## Problem description
Leave the pictures out and copy exactly the lines from the line containing "Convert this chart to D3.js code." to the line containing "Homes, California, 2026');", both lines included.

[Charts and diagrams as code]
------------------------------------------------------------------------

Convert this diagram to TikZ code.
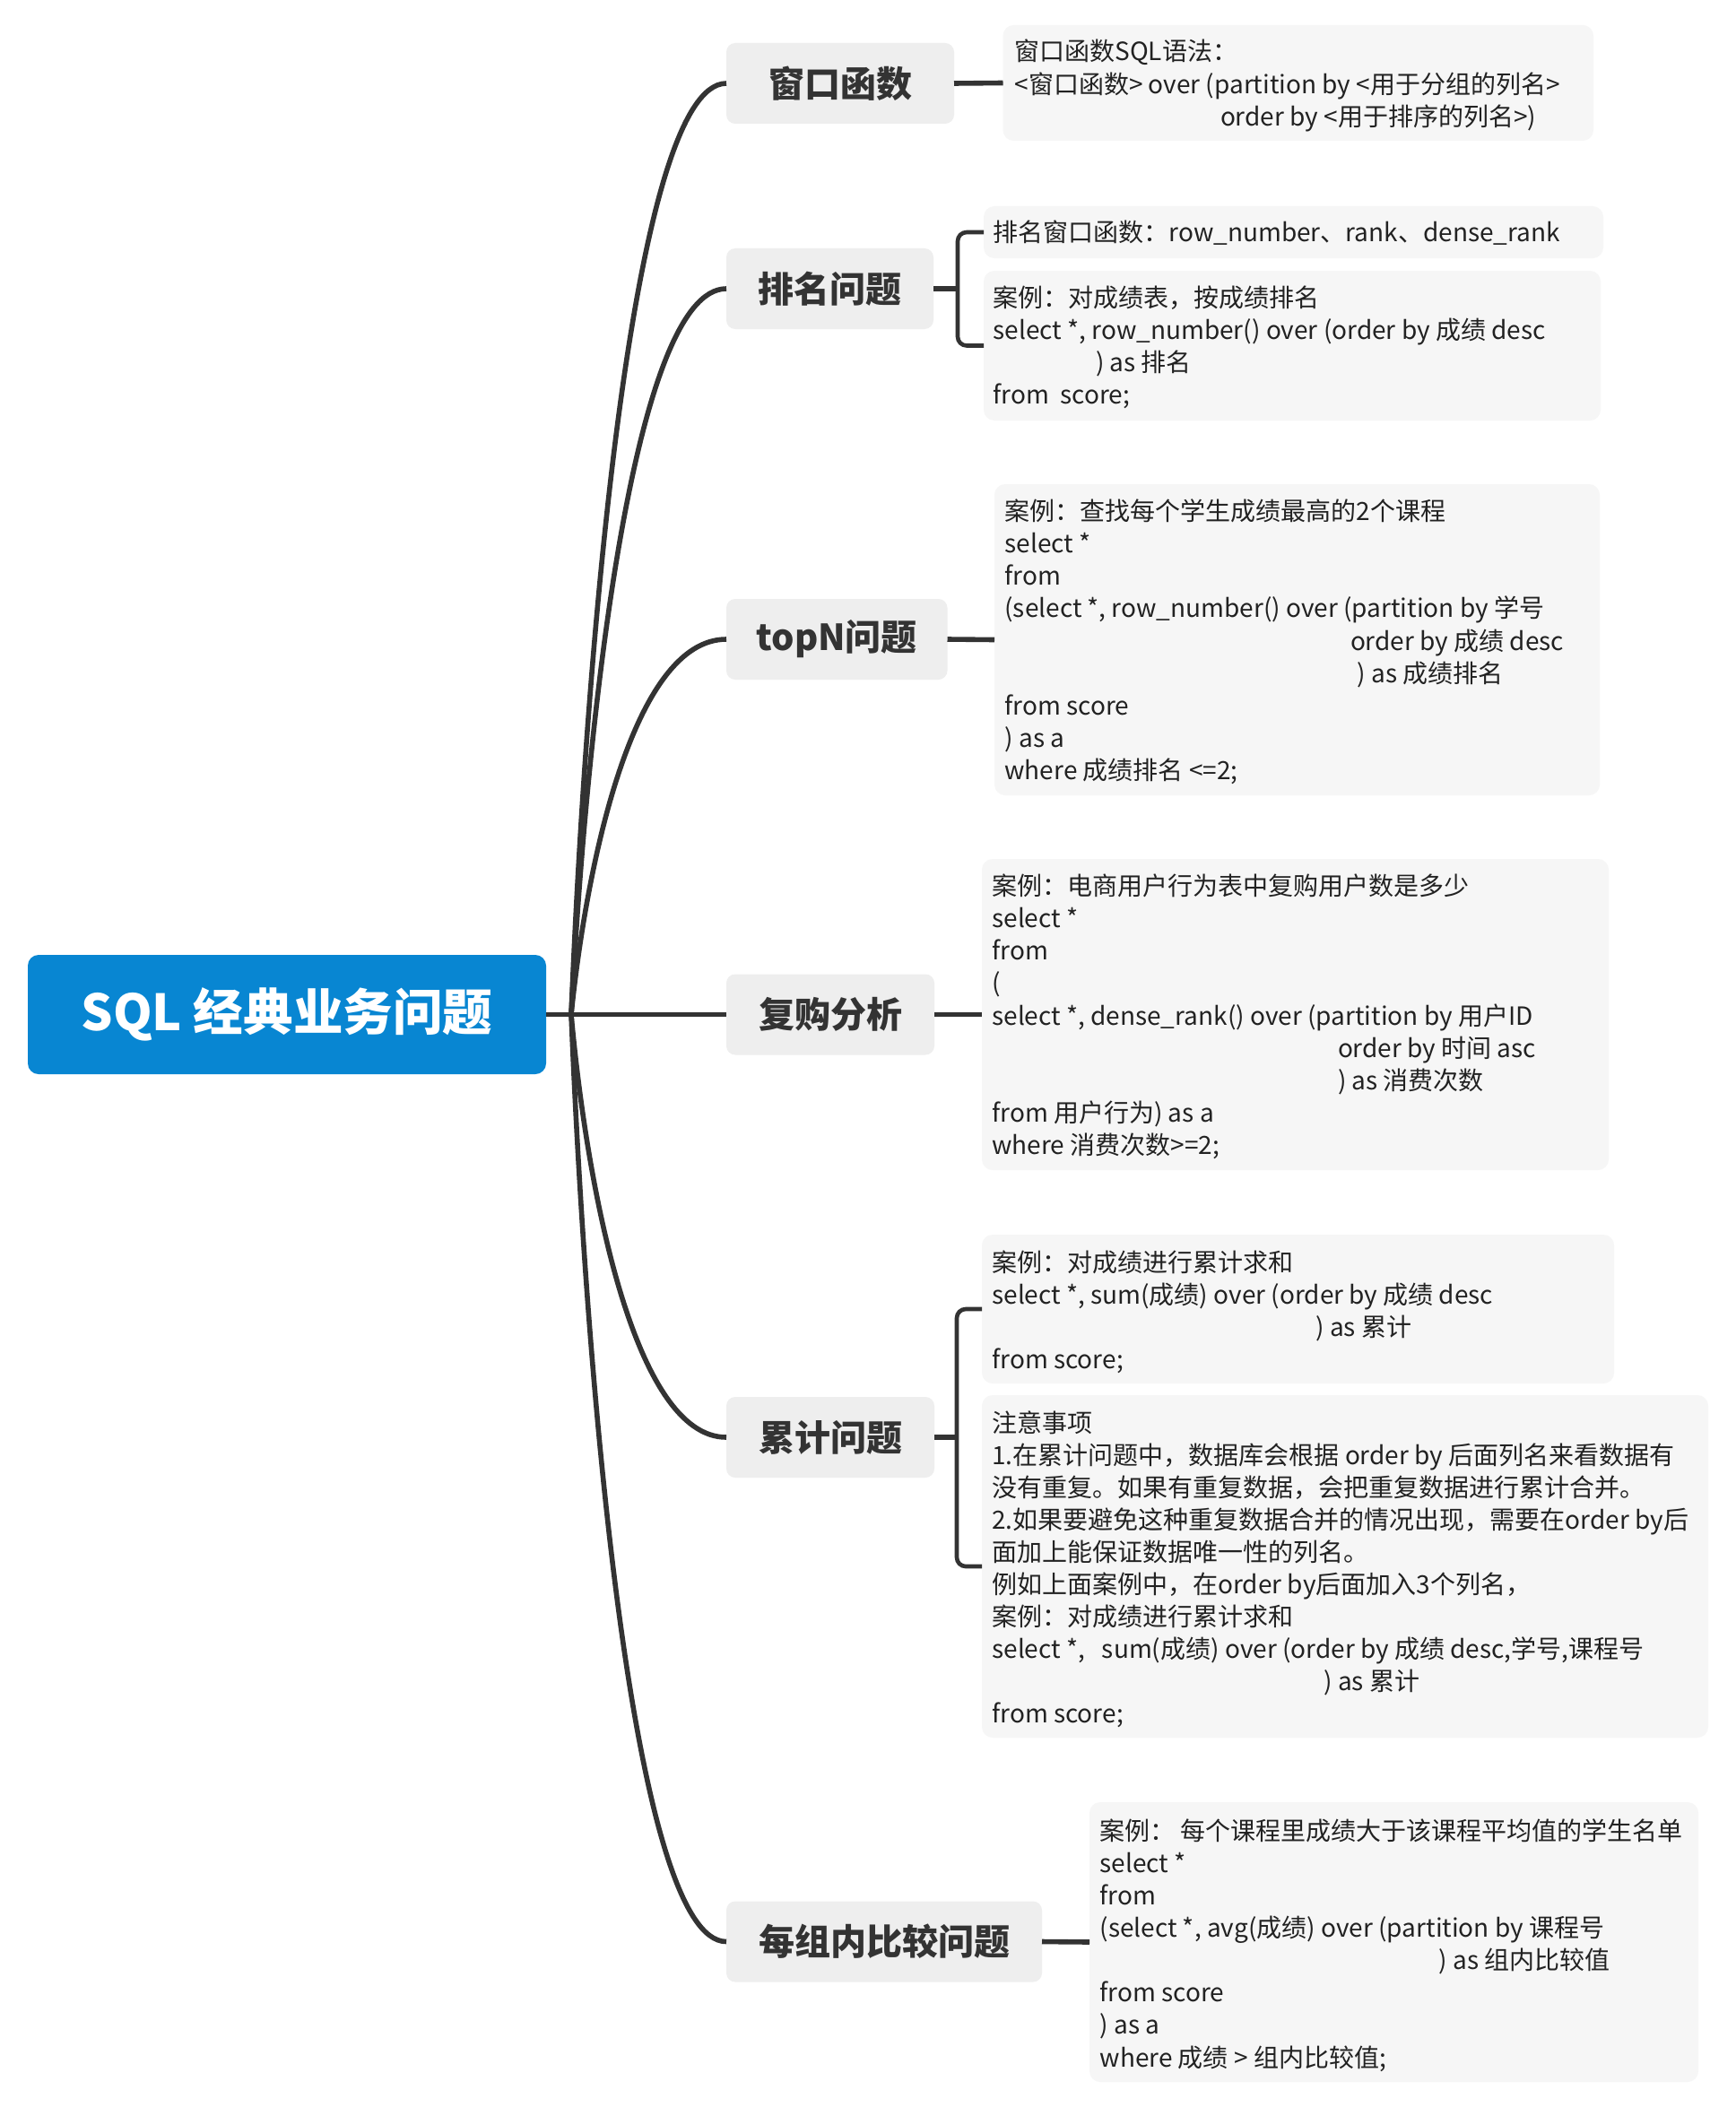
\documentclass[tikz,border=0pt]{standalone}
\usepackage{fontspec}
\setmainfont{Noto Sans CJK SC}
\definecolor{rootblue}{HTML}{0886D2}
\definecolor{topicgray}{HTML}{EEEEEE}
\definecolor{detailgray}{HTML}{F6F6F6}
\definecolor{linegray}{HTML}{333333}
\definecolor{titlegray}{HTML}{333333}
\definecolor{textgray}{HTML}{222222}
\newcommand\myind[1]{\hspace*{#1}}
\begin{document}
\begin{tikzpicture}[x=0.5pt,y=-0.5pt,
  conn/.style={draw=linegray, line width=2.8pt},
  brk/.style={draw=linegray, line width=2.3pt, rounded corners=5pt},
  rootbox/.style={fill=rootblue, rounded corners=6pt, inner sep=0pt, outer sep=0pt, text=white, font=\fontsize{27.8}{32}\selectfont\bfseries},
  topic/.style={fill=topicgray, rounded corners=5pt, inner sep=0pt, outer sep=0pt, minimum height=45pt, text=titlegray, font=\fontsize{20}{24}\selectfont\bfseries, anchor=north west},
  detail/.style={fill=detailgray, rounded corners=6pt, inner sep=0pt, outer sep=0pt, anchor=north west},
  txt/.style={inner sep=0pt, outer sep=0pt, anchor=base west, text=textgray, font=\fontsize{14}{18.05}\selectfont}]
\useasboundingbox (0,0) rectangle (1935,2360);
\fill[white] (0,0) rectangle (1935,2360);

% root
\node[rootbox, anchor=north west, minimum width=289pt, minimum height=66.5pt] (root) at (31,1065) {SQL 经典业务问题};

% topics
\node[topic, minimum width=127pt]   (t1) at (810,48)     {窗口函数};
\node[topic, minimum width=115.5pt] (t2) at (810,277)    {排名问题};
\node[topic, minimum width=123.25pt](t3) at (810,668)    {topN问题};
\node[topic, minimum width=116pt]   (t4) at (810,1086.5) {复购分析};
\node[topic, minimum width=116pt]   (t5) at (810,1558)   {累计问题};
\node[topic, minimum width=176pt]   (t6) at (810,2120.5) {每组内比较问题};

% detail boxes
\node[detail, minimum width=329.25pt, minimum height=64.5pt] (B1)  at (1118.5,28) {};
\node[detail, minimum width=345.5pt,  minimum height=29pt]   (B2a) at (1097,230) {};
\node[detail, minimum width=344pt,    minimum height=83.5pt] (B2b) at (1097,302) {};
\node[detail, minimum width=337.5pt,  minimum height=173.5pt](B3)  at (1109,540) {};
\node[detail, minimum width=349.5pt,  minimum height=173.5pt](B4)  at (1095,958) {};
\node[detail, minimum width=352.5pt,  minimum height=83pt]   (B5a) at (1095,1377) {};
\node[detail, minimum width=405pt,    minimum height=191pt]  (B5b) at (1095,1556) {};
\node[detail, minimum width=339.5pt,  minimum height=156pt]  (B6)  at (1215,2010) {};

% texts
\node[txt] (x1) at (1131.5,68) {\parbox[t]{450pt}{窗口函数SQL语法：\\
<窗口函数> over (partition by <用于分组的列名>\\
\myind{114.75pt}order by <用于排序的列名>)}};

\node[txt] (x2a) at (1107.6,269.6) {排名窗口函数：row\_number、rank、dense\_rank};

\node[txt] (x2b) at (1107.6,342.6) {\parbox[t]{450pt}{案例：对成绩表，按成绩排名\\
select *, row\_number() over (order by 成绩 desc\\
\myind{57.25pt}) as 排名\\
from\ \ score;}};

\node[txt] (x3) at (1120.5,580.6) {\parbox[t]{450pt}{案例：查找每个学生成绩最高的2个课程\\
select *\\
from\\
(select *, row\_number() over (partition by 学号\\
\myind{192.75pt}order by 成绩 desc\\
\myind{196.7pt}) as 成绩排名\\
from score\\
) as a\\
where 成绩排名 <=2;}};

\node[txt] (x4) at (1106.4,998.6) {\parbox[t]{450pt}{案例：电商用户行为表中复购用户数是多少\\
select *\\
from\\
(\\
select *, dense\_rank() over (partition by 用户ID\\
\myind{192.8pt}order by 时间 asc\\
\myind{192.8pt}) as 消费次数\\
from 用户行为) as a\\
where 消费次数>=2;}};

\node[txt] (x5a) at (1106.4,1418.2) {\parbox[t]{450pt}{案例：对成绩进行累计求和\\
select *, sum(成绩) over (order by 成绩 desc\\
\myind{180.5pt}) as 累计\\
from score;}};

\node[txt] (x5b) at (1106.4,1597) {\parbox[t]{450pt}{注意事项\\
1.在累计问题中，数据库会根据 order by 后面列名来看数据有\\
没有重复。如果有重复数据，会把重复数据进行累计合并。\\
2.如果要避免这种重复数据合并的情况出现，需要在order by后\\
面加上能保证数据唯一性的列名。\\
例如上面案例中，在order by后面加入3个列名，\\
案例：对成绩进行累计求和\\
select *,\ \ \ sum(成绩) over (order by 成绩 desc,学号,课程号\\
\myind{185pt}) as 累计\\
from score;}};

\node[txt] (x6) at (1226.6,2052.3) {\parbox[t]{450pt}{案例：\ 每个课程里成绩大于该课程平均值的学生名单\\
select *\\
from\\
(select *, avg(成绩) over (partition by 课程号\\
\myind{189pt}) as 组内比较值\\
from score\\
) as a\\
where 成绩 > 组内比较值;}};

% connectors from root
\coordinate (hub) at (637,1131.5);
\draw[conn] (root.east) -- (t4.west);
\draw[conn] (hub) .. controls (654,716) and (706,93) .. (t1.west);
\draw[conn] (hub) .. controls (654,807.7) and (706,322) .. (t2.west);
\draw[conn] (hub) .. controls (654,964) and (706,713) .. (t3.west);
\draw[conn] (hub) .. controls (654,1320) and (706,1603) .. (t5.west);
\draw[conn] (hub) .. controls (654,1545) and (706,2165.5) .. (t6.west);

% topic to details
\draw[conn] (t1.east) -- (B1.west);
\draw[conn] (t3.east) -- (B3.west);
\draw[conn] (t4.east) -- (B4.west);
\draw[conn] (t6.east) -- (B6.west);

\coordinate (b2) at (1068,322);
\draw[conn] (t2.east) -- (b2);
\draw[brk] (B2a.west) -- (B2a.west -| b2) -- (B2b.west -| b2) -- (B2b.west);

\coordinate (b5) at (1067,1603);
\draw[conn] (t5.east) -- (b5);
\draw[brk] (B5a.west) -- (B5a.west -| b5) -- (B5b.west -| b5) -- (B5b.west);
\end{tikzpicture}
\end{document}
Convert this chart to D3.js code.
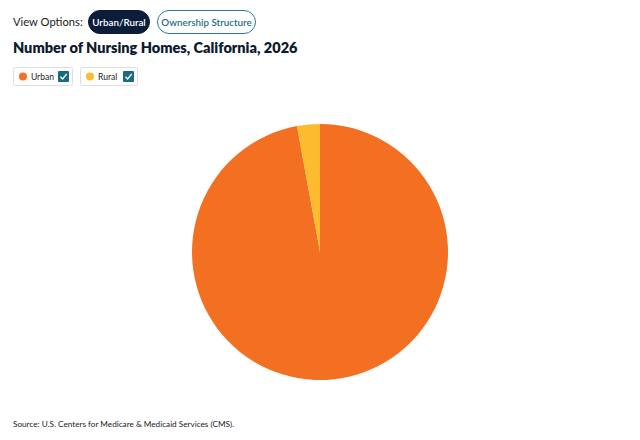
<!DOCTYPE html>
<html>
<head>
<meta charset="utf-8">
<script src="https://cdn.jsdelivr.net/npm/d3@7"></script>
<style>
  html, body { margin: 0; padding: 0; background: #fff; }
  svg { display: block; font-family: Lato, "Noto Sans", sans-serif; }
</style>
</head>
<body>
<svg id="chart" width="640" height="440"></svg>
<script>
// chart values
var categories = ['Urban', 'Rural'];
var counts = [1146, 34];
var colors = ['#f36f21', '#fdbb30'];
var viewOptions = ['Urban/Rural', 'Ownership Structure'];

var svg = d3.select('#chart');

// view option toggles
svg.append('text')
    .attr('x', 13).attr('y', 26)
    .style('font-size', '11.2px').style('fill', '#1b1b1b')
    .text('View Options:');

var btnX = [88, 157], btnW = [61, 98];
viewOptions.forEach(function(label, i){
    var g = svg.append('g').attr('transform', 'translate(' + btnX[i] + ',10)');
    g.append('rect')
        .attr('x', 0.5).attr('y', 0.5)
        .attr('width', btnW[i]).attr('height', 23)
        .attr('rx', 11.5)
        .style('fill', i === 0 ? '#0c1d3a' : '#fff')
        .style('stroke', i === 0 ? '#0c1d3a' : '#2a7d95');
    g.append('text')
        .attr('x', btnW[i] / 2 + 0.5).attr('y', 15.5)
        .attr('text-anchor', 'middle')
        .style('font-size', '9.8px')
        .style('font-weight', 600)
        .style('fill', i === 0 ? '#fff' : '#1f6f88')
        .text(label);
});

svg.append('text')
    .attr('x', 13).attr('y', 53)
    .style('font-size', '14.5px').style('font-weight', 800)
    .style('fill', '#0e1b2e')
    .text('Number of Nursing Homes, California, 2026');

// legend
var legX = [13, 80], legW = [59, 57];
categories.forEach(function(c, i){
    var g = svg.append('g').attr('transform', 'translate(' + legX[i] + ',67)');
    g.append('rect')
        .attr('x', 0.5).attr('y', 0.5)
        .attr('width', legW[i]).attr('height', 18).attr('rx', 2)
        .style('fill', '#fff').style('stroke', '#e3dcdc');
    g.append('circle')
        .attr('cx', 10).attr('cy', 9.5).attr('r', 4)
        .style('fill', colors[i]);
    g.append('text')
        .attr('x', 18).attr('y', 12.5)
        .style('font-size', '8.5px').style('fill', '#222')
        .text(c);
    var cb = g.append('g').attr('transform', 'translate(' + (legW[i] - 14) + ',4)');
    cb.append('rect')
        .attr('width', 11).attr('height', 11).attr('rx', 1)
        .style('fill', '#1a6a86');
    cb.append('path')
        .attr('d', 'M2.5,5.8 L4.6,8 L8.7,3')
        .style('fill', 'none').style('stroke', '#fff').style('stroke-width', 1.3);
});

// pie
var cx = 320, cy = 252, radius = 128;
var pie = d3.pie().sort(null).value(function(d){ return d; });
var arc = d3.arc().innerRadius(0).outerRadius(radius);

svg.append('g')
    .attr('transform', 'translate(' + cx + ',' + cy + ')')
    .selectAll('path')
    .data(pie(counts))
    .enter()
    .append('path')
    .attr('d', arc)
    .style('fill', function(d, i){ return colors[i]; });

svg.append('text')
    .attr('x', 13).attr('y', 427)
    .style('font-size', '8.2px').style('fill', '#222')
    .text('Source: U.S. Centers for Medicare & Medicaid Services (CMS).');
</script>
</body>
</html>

------------------------------------------------------------------------

## Full solution
Convert this chart to D3.js code.
<!DOCTYPE html>
<html>
<head>
<meta charset="utf-8">
<script src="https://cdn.jsdelivr.net/npm/d3@7"></script>
<style>
  html, body { margin: 0; padding: 0; background: #fff; }
  svg { display: block; font-family: Lato, "Noto Sans", sans-serif; }
</style>
</head>
<body>
<svg id="chart" width="640" height="440"></svg>
<script>
// chart values
var categories = ['Urban', 'Rural'];
var counts = [1146, 34];
var colors = ['#f36f21', '#fdbb30'];
var viewOptions = ['Urban/Rural', 'Ownership Structure'];

var svg = d3.select('#chart');

// view option toggles
svg.append('text')
    .attr('x', 13).attr('y', 26)
    .style('font-size', '11.2px').style('fill', '#1b1b1b')
    .text('View Options:');

var btnX = [88, 157], btnW = [61, 98];
viewOptions.forEach(function(label, i){
    var g = svg.append('g').attr('transform', 'translate(' + btnX[i] + ',10)');
    g.append('rect')
        .attr('x', 0.5).attr('y', 0.5)
        .attr('width', btnW[i]).attr('height', 23)
        .attr('rx', 11.5)
        .style('fill', i === 0 ? '#0c1d3a' : '#fff')
        .style('stroke', i === 0 ? '#0c1d3a' : '#2a7d95');
    g.append('text')
        .attr('x', btnW[i] / 2 + 0.5).attr('y', 15.5)
        .attr('text-anchor', 'middle')
        .style('font-size', '9.8px')
        .style('font-weight', 600)
        .style('fill', i === 0 ? '#fff' : '#1f6f88')
        .text(label);
});

svg.append('text')
    .attr('x', 13).attr('y', 53)
    .style('font-size', '14.5px').style('font-weight', 800)
    .style('fill', '#0e1b2e')
    .text('Number of Nursing Homes, California, 2026');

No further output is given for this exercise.